### PROBLEM DESCRIPTION:
For each line below that includes the word "this", make a copy.

### MATERIAL PROVIDED:
══════

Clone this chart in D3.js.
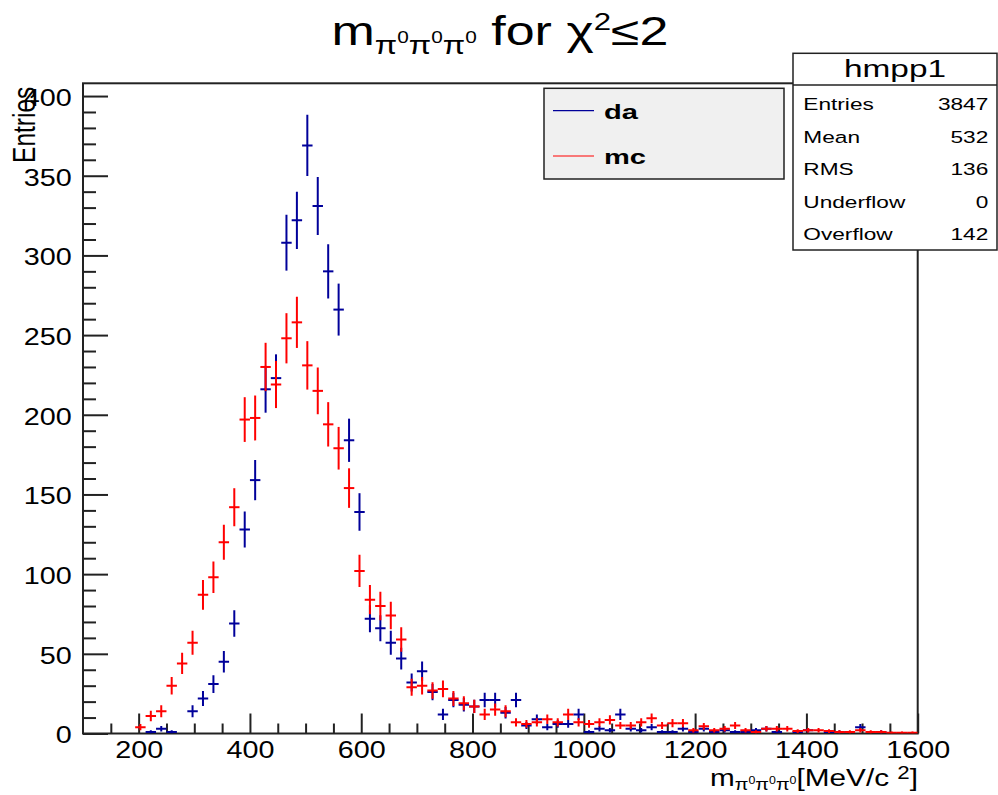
<!DOCTYPE html>
<html><head><meta charset="utf-8">
<script src="https://cdn.jsdelivr.net/npm/d3@7"></script>
<style>
body{margin:0;background:#fff}
svg{display:block}
text{font-family:"Liberation Sans",Arial,Helvetica,sans-serif;fill:#000}
</style>
</head><body>
<svg id="c" width="998" height="795"></svg>
<script>
// ---------- data ----------
const binLow = 100, binHigh = 1600, nBins = 80;
const da = [0,0,0,0,0,0,1,3,1,0,
  14,22,31,45,69,128,159,216,223,308,
  322,369,331,290,266,184,139,72,66,57,
  47,32,39,26,12,21,18,17,21,21,
  13,21,5,9,4,6,6,12,1,3,
  2,12,3,2,4,1,1,3,1,3,
  1,2,1,1,2,3,1,0,1,2,
  0,1,1,0,4,0,1,0,0,0];
const mc = [0,0,0,0,0,4,11,14,30,44,
  57,87,98,120,142,197,198,230,219,248,
  258,231,215,194,179,154,102,84,80,74,
  59,29,30,27,28,22,19,17,12,15,
  14,7,6,7,9,7,12,7,6,7,
  8.5,5,5,7,9.5,5,6.5,6.5,2,4.5,
  2,3,5,2,1,3,3,3,1.5,2,
  2,1.5,1,1,2,1,1,0.5,0.5,0.5];
const seriesNames = ["da","mc"];
const xMajorTicks = [200,400,600,800,1000,1200,1400,1600];
const xMinorTicks = [150,250,300,350,450,500,550,650,700,750,850,900,950,1050,1100,1150,1250,1300,1350,1450,1500,1550];
const yMajorTicks = [0,50,100,150,200,250,300,350,400];
const yMinorTicks = [10,20,30,40,60,70,80,90,110,120,130,140,160,170,180,190,210,220,230,240,260,270,280,290,310,320,330,340,360,370,380,390];
const statLabels = ["Entries","Mean","RMS","Underflow","Overflow"];
const statValues = ["3847","532","136","0","142"];
const yMax = 408;

// ---------- layout ----------
const W = 998, H = 795;
const L = 83, R = 917.7, T = 83.3, B = 733.5;
const SX = 1.25;
const colors = {da:"#00009a", mc:"#ff0000"};

const svg = d3.select("#c");
svg.append("rect").attr("width",W).attr("height",H).attr("fill","#fff");

const x = d3.scaleLinear().domain([binLow,binHigh]).range([L,R]);
const y = d3.scaleLinear().domain([0,yMax]).range([B,T]);
const bw = (binHigh-binLow)/nBins;
const centers = d3.range(nBins).map(i => binLow + (i+0.5)*bw);

// ---------- axes ----------
const gxMinor = svg.append("g").attr("transform",`translate(0,${B})`)
  .call(d3.axisBottom(x).tickValues(xMinorTicks).tickSize(-10).tickFormat(""));
const gx = svg.append("g").attr("transform",`translate(0,${B})`)
  .call(d3.axisBottom(x).tickValues(xMajorTicks).tickSize(-20).tickPadding(8).tickFormat(d3.format("d")));
const gyMinor = svg.append("g").attr("transform",`translate(${L},0)`)
  .call(d3.axisLeft(y).tickValues(yMinorTicks).tickSize(-13).tickFormat(""));
const gy = svg.append("g").attr("transform",`translate(${L},0)`)
  .call(d3.axisLeft(y).tickValues(yMajorTicks).tickSize(-25).tickPadding(9).tickFormat(d3.format("d")));
[gxMinor,gx,gyMinor,gy].forEach(g=>{
  g.select(".domain").remove();
  g.selectAll(".tick line").attr("stroke","#222").attr("stroke-width",2);
  g.attr("font-size",23).attr("font-family",null);
  g.selectAll("text").attr("fill","#000").attr("transform",`scale(${SX},1)`);
});
gy.selectAll("text").attr("dy","0.41em");

// frame
svg.append("rect").attr("x",L).attr("y",T).attr("width",R-L).attr("height",B-T)
  .attr("fill","none").attr("stroke","#222").attr("stroke-width",2);

// ---------- data (error bars) ----------
svg.append("clipPath").attr("id","pc").append("rect")
  .attr("x",L).attr("y",T).attr("width",R-L).attr("height",B-T);
const plot = svg.append("g").attr("clip-path","url(#pc)");
[["da",da],["mc",mc]].forEach(([name,vals])=>{
  const pts = vals.map((v,i)=>({c:centers[i],v})).filter(d=>d.v>0);
  const g = plot.append("g").attr("stroke",colors[name]).attr("stroke-width",2);
  g.selectAll("line.v").data(pts).join("line").attr("class","v")
    .attr("x1",d=>x(d.c)).attr("x2",d=>x(d.c))
    .attr("y1",d=>y(Math.max(0,d.v-Math.sqrt(d.v)))).attr("y2",d=>y(d.v+Math.sqrt(d.v)));
  g.selectAll("line.h").data(pts).join("line").attr("class","h")
    .attr("x1",d=>x(d.c-bw/2)).attr("x2",d=>x(d.c+bw/2))
    .attr("y1",d=>y(d.v)).attr("y2",d=>y(d.v));
});

// ---------- helper for rich text ----------
function rich(x0,y0,anchor,sx,parts,base){
  const t = svg.append("text").attr("text-anchor",anchor)
    .attr("transform",`translate(${x0},${y0}) scale(${sx},1)`)
    .attr("font-size",base);
  parts.forEach(p=>{
    t.append("tspan").attr("font-size",p.s||base).attr("dy",p.dy||0)
      .attr("font-weight",p.w||null).text(p.t);
  });
  return t;
}

// title
rich(500,45,"middle",1.3,[
  {t:"m"},
  {t:"π",s:25,dy:9},{t:"0",s:16,dy:-11},
  {t:"π",s:25,dy:11},{t:"0",s:16,dy:-11},
  {t:"π",s:25,dy:11},{t:"0",s:16,dy:-11},
  {t:" for χ",dy:2},
  {t:"2",s:24,dy:-15},
  {t:"≤2",dy:15}
],40);

// x axis title
rich(918,786,"end",1.24,[
  {t:"m"},
  {t:"π",s:16,dy:4},{t:"0",s:10,dy:-6},
  {t:"π",s:16,dy:6},{t:"0",s:10,dy:-6},
  {t:"π",s:16,dy:6},{t:"0",s:10,dy:-6},
  {t:"[MeV/c ",dy:2},
  {t:"2",s:18,dy:-7},
  {t:"]",dy:7}
],24);

// y axis title
svg.append("text").attr("text-anchor","end").attr("font-size",24.5)
  .attr("transform",`translate(35,86.7) scale(${SX},1) rotate(-90)`).text("Entries");

// ---------- legend ----------
const lg = svg.append("g");
lg.append("rect").attr("x",544).attr("y",88.3).attr("width",240).attr("height",90.7)
  .attr("fill","#f0f0f0").attr("stroke","#222").attr("stroke-width",1.5);
seriesNames.forEach((n,i)=>{
  const yy = 110.7 + i*45.3;
  lg.append("line").attr("x1",553).attr("x2",594).attr("y1",yy).attr("y2",yy)
    .attr("stroke",colors[n]).attr("stroke-width",1.2);
  lg.append("text").attr("font-weight","bold").attr("font-size",20.5)
    .attr("transform",`translate(604,${yy+8}) scale(1.42,1)`).text(n);
});

// ---------- stats box ----------
const sb = svg.append("g");
sb.append("rect").attr("x",793).attr("y",53.3).attr("width",204).attr("height",196.7)
  .attr("fill","#fff").attr("stroke","#222").attr("stroke-width",1.5);
sb.append("line").attr("x1",793).attr("x2",997).attr("y1",85).attr("y2",85)
  .attr("stroke","#222").attr("stroke-width",1.5);
sb.append("text").attr("text-anchor","middle").attr("font-size",23.5)
  .attr("transform",`translate(895,76.7) scale(1.42,1)`).text("hmpp1");
statLabels.forEach((lab,i)=>{
  const yy = 110 + i*32.5;
  sb.append("text").attr("font-size",17.3)
    .attr("transform",`translate(803.3,${yy}) scale(1.31,1)`).text(lab);
  sb.append("text").attr("font-size",17.3).attr("text-anchor","end")
    .attr("transform",`translate(988.3,${yy}) scale(1.31,1)`).text(statValues[i]);
});
</script>
</body></html>
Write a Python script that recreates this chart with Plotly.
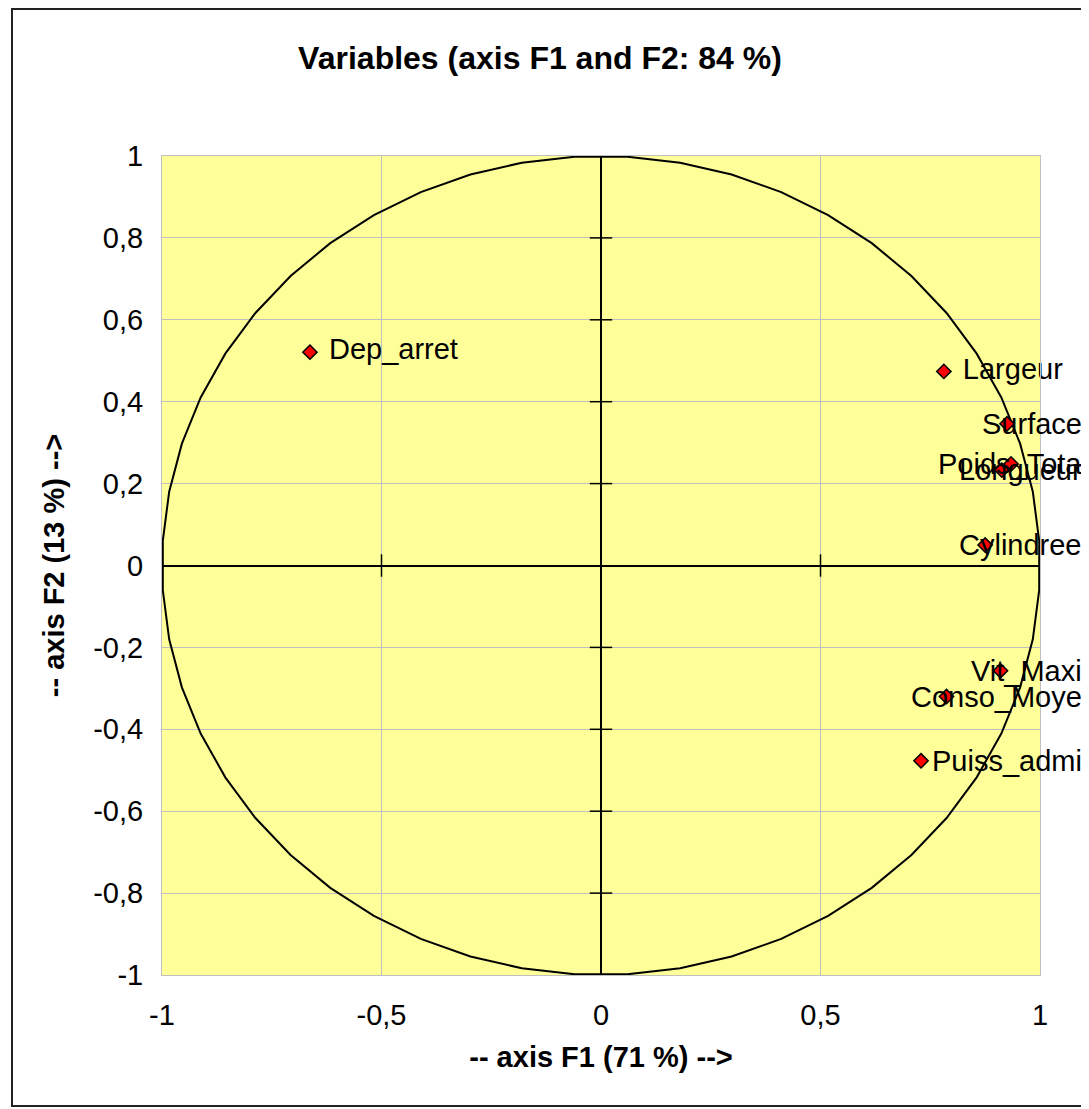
import numpy as np
import plotly.graph_objects as go

# ---- data ----
variables = ["Dep_arret", "Largeur", "Surface", "Poids_Tota", "Longueur",
             "Cylindree", "Vit_Maxi", "Conso_Moye", "Puiss_admi"]
f1 = [-0.663, 0.781, 0.925, 0.934, 0.913, 0.875, 0.910, 0.787, 0.729]
f2 = [0.521, 0.474, 0.346, 0.248, 0.233, 0.050, -0.257, -0.320, -0.477]
label_side = ["left", "left", "right", "right", "right", "right", "right", "right", "right"]

x_tickvals = [-1, -0.5, 0, 0.5, 1]
x_ticktext = ["-1", "-0,5", "0", "0,5", "1"]
y_tickvals = [-1, -0.8, -0.6, -0.4, -0.2, 0, 0.2, 0.4, 0.6, 0.8, 1]
y_ticktext = ["-1", "-0,8", "-0,6", "-0,4", "-0,2", "0", "0,2", "0,4", "0,6", "0,8", "1"]

title_text = "Variables (axis F1 and F2: 84 %)"
x_title = "-- axis F1 (71 %) -->"
y_title = "-- axis F2 (13 %) -->"

# ---- layout geometry (page has an 8px body margin) ----
OFF = 8
W, H = 1089 - OFF, 1109 - OFF
ML, MR, MT, MB = 154, 49, 148, 134
PW, PH = W - ML - MR, H - MT - MB
FONT = "Arial, Liberation Sans, sans-serif"

def px_to_paper_x(px):
    return (px - ML) / PW

def px_to_paper_y(py):
    return (H - MB - py) / PH

# unit correlation circle (polygonal, as drawn in the original)
N = 52
ang = (np.arange(N + 1) + 0.5) * 2 * np.pi / N
cx, cy = np.cos(ang), np.sin(ang)

fig = go.Figure()

fig.add_trace(go.Scatter(x=cx, y=cy, mode="lines",
                         line=dict(color="black", width=2),
                         hoverinfo="skip", showlegend=False))

# crossing tick marks on the centre axes
fig.add_trace(go.Scatter(x=[v for v in x_tickvals if v != 0], y=[0] * 4, mode="markers",
                         marker=dict(symbol="line-ns", size=16,
                                     line=dict(color="black", width=1.5)),
                         hoverinfo="skip", showlegend=False, cliponaxis=False))
fig.add_trace(go.Scatter(x=[0] * 10, y=[v for v in y_tickvals if v != 0], mode="markers",
                         marker=dict(symbol="line-ew", size=16,
                                     line=dict(color="black", width=1.5)),
                         hoverinfo="skip", showlegend=False, cliponaxis=False))

# labels placed to the right of their marker
gap = 2 * 19 / PW
idx_l = [i for i, s in enumerate(label_side) if s == "left"]
fig.add_trace(go.Scatter(x=[f1[i] + gap for i in idx_l], y=[f2[i] for i in idx_l],
                         mode="text", text=[variables[i] for i in idx_l],
                         textposition="middle right",
                         textfont=dict(family=FONT, size=29, color="black"),
                         hoverinfo="skip", showlegend=False, cliponaxis=False))

fig.add_trace(go.Scatter(x=f1, y=f2, mode="markers", text=variables,
                         marker=dict(symbol="diamond", size=11, color="#FF0000",
                                     line=dict(color="black", width=1.5)),
                         showlegend=False, cliponaxis=False))

# labels pushed back inside the chart frame (right-aligned at its inner edge)
annotations = []
for i, s in enumerate(label_side):
    if s == "right":
        annotations.append(dict(x=px_to_paper_x(1084 - OFF), xref="paper", xanchor="right",
                                y=f2[i], yref="y", yanchor="middle",
                                text=variables[i], showarrow=False,
                                font=dict(family=FONT, size=29, color="black")))

axis_common = dict(range=[-1, 1], showgrid=True, gridcolor="#C0C0C0", gridwidth=1,
                   zeroline=True, zerolinecolor="black", zerolinewidth=1.5,
                   showline=True, linecolor="#C0C0C0", linewidth=1, mirror=True,
                   ticks="outside", tickcolor="rgba(0,0,0,0)",
                   tickfont=dict(family=FONT, size=29, color="black"),
                   fixedrange=True)

fig.update_xaxes(**axis_common, tickvals=x_tickvals, ticktext=x_ticktext, ticklen=14,
                 title=dict(text=x_title, standoff=16,
                            font=dict(family=FONT, size=29, color="black", weight="bold")))
fig.update_yaxes(**axis_common, tickvals=y_tickvals, ticktext=y_ticktext, ticklen=12,
                 title=dict(text=y_title, standoff=20,
                            font=dict(family=FONT, size=29, color="black", weight="bold")))

fig.update_layout(
    width=W, height=H, autosize=False,
    margin=dict(l=ML, r=MR, t=MT, b=MB, autoexpand=False),
    paper_bgcolor="white", plot_bgcolor="#FFFF99",
    title=dict(text=title_text, x=(540 - OFF) / W, xanchor="center",
               y=1 - (58 - OFF) / H, yanchor="middle", yref="container",
               font=dict(family=FONT, size=32, color="black", weight="bold")),
    annotations=annotations,
    shapes=[dict(type="rect", xref="paper", yref="paper", layer="above",
                 x0=px_to_paper_x(12 - OFF), x1=px_to_paper_x(1087 - OFF),
                 y0=px_to_paper_y(1106 - OFF), y1=px_to_paper_y(9 - OFF),
                 line=dict(color="#222222", width=2))],
)

fig.write_html("out.html")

══════

### THE OUTPUT:
Clone this chart in D3.js.
Write a Python script that recreates this chart with Plotly.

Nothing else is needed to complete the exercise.